Chiediamo perciò già da ora al nuovo Papa di non abbandonare la vecchia Europa al destino di decadenza della perdita delle sue matrici cristiane, ma di rilanciare la nuova evangelizzazione là dove c’è il cuore storico e geografico della fede e dove sono le radici stesse dell’impegno ad evangelizzare gli ambienti quotidiani in cui vive l’uomo. Il giorno dopo l’elezione del Papa si apre dunque il nuovo passo del cammino della Chiesa nel mondo, per cui ritornando alle proprie chiese di origine toccherà ai cardinali far rivivere la comunione e la fraternità sperimentate durante il conclave.

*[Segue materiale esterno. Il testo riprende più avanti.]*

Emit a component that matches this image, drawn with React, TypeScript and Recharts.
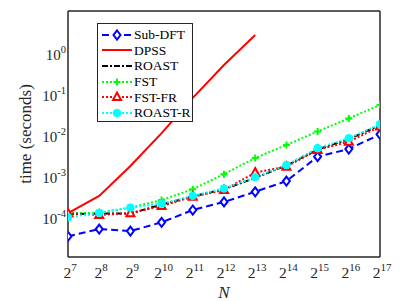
import React from 'react'
import { LineChart, Line, XAxis, YAxis, Legend } from 'recharts'

// N = 2^k
const exponents = [7, 8, 9, 10, 11, 12, 13, 14, 15, 16, 17]
const yTicks = [1e-4, 1e-3, 1e-2, 1e-1, 1]

const subDft = [3.2e-5, 4.8e-5, 4.3e-5, 7.0e-5, 1.4e-4, 2.2e-4, 3.9e-4, 7.1e-4, 2.8e-3, 4.3e-3, 9.8e-3]
const dpss = [1.17e-4, 3.1e-4, 1.66e-3, 1.05e-2, 7.6e-2, 0.48, 2.6, null, null, null, null]
const roast = [1.1e-4, 1.15e-4, 1.15e-4, 1.9e-4, 3.0e-4, 4.5e-4, 8.5e-4, 1.7e-3, 4.2e-3, 7.5e-3, 1.65e-2]
const fst = [1.17e-4, 1.2e-4, 1.6e-4, 2.45e-4, 4.5e-4, 1.05e-3, 2.6e-3, 5.4e-3, 1.15e-2, 2.4e-2, 5.1e-2]
const fstFr = [1.17e-4, 1.06e-4, 1.17e-4, 1.75e-4, 2.95e-4, 4.3e-4, 1.15e-3, 1.6e-3, 4.1e-3, 6.5e-3, 1.52e-2]
const roastR = [9.3e-5, 1.2e-4, 1.6e-4, 2.0e-4, 3.1e-4, 4.7e-4, 8.8e-4, 1.75e-3, 4.5e-3, 7.9e-3, 1.73e-2]

const rows = exponents.map((k, i) => ({
  k,
  subDft: subDft[i],
  dpss: dpss[i],
  roast: roast[i],
  fst: fst[i],
  fstFr: fstFr[i],
  roastR: roastR[i],
}))

const FONT = '"Liberation Serif", "DejaVu Serif", serif'
const AXIS = '#262626'

// marker shapes, drawn at the point the library gives
const diamond = (cx: number, cy: number, key?: any) => (
  <path key={key} d={`M${cx},${cy - 4.5}L${cx + 3.5},${cy}L${cx},${cy + 4.5}L${cx - 3.5},${cy}Z`}
    fill="#fff" stroke="#0000ff" strokeWidth={2} />
)
const plus = (cx: number, cy: number, key?: any) => (
  <path key={key} d={`M${cx - 3.5},${cy}H${cx + 3.5}M${cx},${cy - 3.5}V${cy + 3.5}`}
    stroke="#00ff00" strokeWidth={2} fill="none" />
)
const triangle = (cx: number, cy: number, key?: any) => (
  <path key={key} d={`M${cx},${cy - 4.5}L${cx + 4},${cy + 3}L${cx - 4},${cy + 3}Z`}
    fill="#fff" stroke="#ff0000" strokeWidth={2} />
)
const circle = (cx: number, cy: number, key?: any) => (
  <circle key={key} cx={cx} cy={cy} r={3.8} fill="#00ffff" stroke="#00ffff" strokeWidth={1} />
)

const dotOf = (fn: (cx: number, cy: number, key?: any) => any) => (p: any) => {
  if (p.cx == null || p.cy == null || p.value == null) return <g key={p.index} />
  return fn(p.cx, p.cy, p.index)
}

const SERIES = [
  { key: 'subDft', name: 'Sub-DFT', color: '#0000ff', dash: '7 4', width: 2, marker: diamond },
  { key: 'dpss', name: 'DPSS', color: '#ff0000', dash: undefined, width: 2, marker: null },
  { key: 'roast', name: 'ROAST', color: '#000000', dash: '6 2 2 2', width: 2, marker: null },
  { key: 'fst', name: 'FST', color: '#00ff00', dash: '2 2', width: 2, marker: plus },
  { key: 'fstFr', name: 'FST-FR', color: '#ff0000', dash: '2 2', width: 2, marker: triangle },
  { key: 'roastR', name: 'ROAST-R', color: '#00ffff', dash: '2 2', width: 2, marker: circle },
]

const XTick = (props: any) => {
  const { x, y, payload } = props
  return (
    <text x={x + 2} y={y + 21} textAnchor="middle" fontFamily={FONT} fontSize={15.5} fill={AXIS}>
      <tspan>2</tspan>
      <tspan dy={-7} fontSize={11}>{payload.value}</tspan>
    </text>
  )
}

const YTick = (props: any) => {
  const { x, y, payload } = props
  const e = Math.round(Math.log10(payload.value))
  return (
    <text x={x - 2} y={y + 8} textAnchor="end" fontFamily={FONT} fontSize={15} fill={AXIS}>
      <tspan>10</tspan>
      <tspan dy={-7} fontSize={10.5}>{e}</tspan>
    </text>
  )
}

const LegendBox = () => (
  <div style={{
    width: 96, height: 99, boxSizing: 'border-box', border: `1.5px solid ${AXIS}`,
    background: '#fff', padding: '3px 0 0 3px', fontFamily: FONT, fontSize: 13.5, color: '#000',
  }}>
    {SERIES.map((s) => (
      <div key={s.key} style={{ display: 'flex', alignItems: 'center', height: 15.6 }}>
        <svg width={32} height={14} style={{ flex: 'none' }}>
          <line x1={1} y1={7} x2={31} y2={7} stroke={s.color} strokeWidth={s.width}
            strokeDasharray={s.dash} />
          {s.marker && s.marker(16, 7)}
        </svg>
        <span style={{ marginLeft: 1, lineHeight: '15px' }}>{s.name}</span>
      </div>
    ))}
  </div>
)

export default function App() {
  return (
    <div style={{ position: 'absolute', left: 0, top: 0, width: 402, height: 301, background: '#fff' }}>
      <LineChart width={402} height={301} data={rows} margin={{ top: 11, right: 22, bottom: 0, left: 0 }}>
        {/* labels only */}
        <XAxis xAxisId="x" dataKey="k" type="number" domain={[7, 17]} ticks={exponents}
          allowDataOverflow axisLine={false} tickLine={false} tickSize={0} tickMargin={0}
          height={44} tick={<XTick />} interval={0}
          label={{
            content: (p: any) => {
              const vb = p.viewBox
              return (
                <text x={vb.x + vb.width / 2} y={298} textAnchor="middle" fontFamily={FONT}
                  fontSize={17} fontStyle="italic" fill={AXIS}>N</text>
              )
            },
          }} />
        <YAxis yAxisId="y" type="number" scale="log" domain={[1e-5, 10]} ticks={yTicks}
          allowDataOverflow axisLine={false} tickLine={false} tickSize={0} tickMargin={0}
          width={68} tick={<YTick />} interval={0}
          label={{
            content: (p: any) => {
              const vb = p.viewBox
              const cy = vb.y + vb.height / 2
              return (
                <text x={31} y={cy} transform={`rotate(-90, 31, ${cy})`} textAnchor="middle"
                  fontFamily={FONT} fontSize={17} fill={AXIS}>time (seconds)</text>
              )
            },
          }} />
        {/* box with inward ticks */}
        <XAxis xAxisId="b" type="number" domain={[7, 17]} ticks={exponents} allowDataOverflow
          orientation="bottom" mirror tick={false} tickSize={4} height={20} interval={0}
          stroke={AXIS} strokeWidth={1.5} />
        <XAxis xAxisId="t" type="number" domain={[7, 17]} ticks={exponents} allowDataOverflow
          orientation="top" mirror tick={false} tickSize={4} height={20} interval={0}
          stroke={AXIS} strokeWidth={1.5} />
        <YAxis yAxisId="l" type="number" scale="log" domain={[1e-5, 10]} ticks={yTicks} allowDataOverflow
          orientation="left" mirror tick={false} tickSize={4} width={20} interval={0}
          stroke={AXIS} strokeWidth={1.5} />
        <YAxis yAxisId="r" type="number" scale="log" domain={[1e-5, 10]} ticks={yTicks} allowDataOverflow
          orientation="right" mirror tick={false} tickSize={4} width={20} interval={0}
          stroke={AXIS} strokeWidth={1.5} />
        <Legend layout="vertical" align="center" verticalAlign="middle" content={<LegendBox />}
          wrapperStyle={{ left: 97, top: 23, width: 96, height: 99 }} />
        {SERIES.map((s) => (
          <Line key={s.key} xAxisId="x" yAxisId="y" type="linear" dataKey={s.key} name={s.name}
            stroke={s.color} strokeWidth={s.width} strokeDasharray={s.dash}
            dot={s.marker ? dotOf(s.marker) : false} activeDot={false}
            connectNulls={false} isAnimationActive={false} />
        ))}
      </LineChart>
    </div>
  )
}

Per noi fedeli si tratta di cominciare ad amare il nuovo Papa, così come ci si presenterà: un uomo che nel nome indica la scelta di uno stile di vita intessuto di essenzialità di fede e di povertà di mezzi, un latino-americano per cultura e temperamento, primo gesuita a diventare Papa con una propensione alla spiritualità francescana, un uomo di preghiera capace di essere pastore affabile, un vescovo che ha coscienza del destino che lo lega indissolubilmente al suo popolo. E certo già vogliamo bene al nuovo Papa che Dio ci ha dato, e ci uniamo anche alle sue preghiere di ringraziamento per il suo predecessore emerito, assicurandogli la nostra obbedienza e il nostro affetto. E siamo gioiosamente stupiti della richiesta che il Papa ci ha fatto di pregare per lui come vescovo prima di impartire al mondo la sua benedizione a noi che siamo con lui il popolo di Dio. Siamo probabilmente all’inizio di una nuova stagione della vita ecclesiale che chiede quella libertà dello spirito e quell’esperienza di fratellanza essenziali per poter essere all’altezza delle sfide che ci stanno davanti.